I motivi che spingerebbero anche le attività locali e i piccoli investitori a preferire il digitale secondo la Borrell hanno a che fare con la grande disponibilità di dati e insight sui propri clienti, la facilità di investimento e la possibilità di tracciare (ed eventualmente riformulare) ogni fase della campagna. Senza contare che la pubblicità online, e più nello specifico quella sui social, è quella in grado di garantire oggi il miglior rapporto qualità/ prezzo , se ben gestita ovviamente.

Non tutto è perduto, però, per i media tradizionali. Come si è detto, infatti, TV e radio hanno ancora un peso rilevante in termini di investimenti pubblicitari e quasi la metà delle attività locali si dice propensa a mantenerle nel proprio marketing plan. Meno buona la situazione di giornali e riviste locali che, anche nella loro versione online, continueranno ad aver destinate risorse pubblicitarie solo nel 28% dei casi.

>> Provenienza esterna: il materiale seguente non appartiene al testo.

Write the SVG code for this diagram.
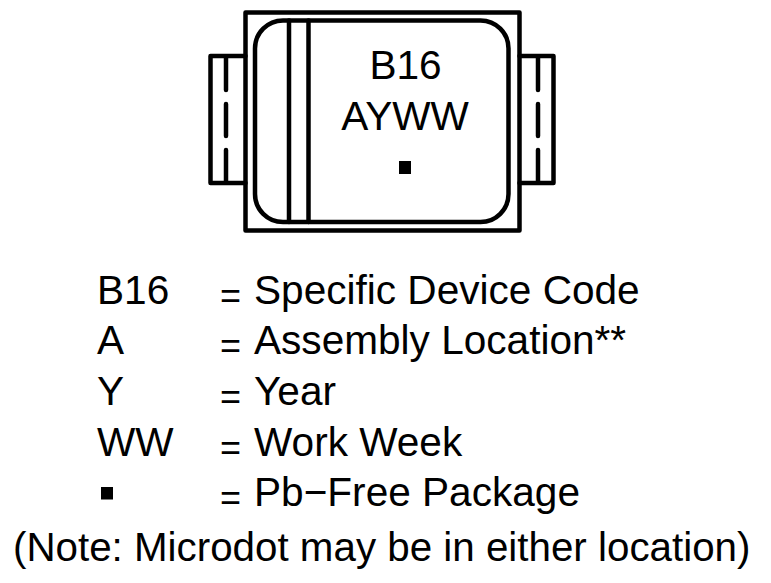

Una nota curiosa arriva dalla Borrell proprio in merito alla pubblicità su quotidiani e riviste a diffusione locale: gli spazi pubblicitari al loro interno vendono per lo più tramite i reparti commerciali e i loro addetti e, inoltre, la media di telefonate mensili finalizzate allo scopo è cresciuta da un 14.7 dello scorso anno al 23.7 di questo.

Il grande controsenso rilevato dallo studio in questione è, per finire, la mancanza di una solida cultura digitale tra gli investitori. Nonostante il desiderio di investire nel campo, cioè, le piccole imprese dichiarano di aver bisogno di aiuto con il sito e gli account social, specie nella definizione di una strategia di marketing digitale. Cosa serve loro? Conoscere di più e meglio i propri clienti e i loro bisogni, offrire prodotti e servizi tailor made, giocare sulla fiducia e la credibilità.

Che ruolo possono ancora riservarsi, allora, in una simile cornice i media locali più tradizionali? «Sta succedendo loro esattamente quello che successe ai fabbri secoli fa – commenta il CEO della Borrell – quando vennero introdotte le automobili. Allora ci fu chi continuò a credere che la loro attività fosse solo forgiare ferri da cavallo. Altri, invece, si misero nell’ottica di dover soddisfare le esigenze di spostamento della comunità, cominciando a lavorare sui motori a benzina o mettendo su distributori di benzine e in qualche caso persino concessionarie di automobili. Se i media locali imparano a definire il proprio ruolo nell’ottica di servizio alle esigenze del mercato troveranno di certo nuove vie di sopravvivenza».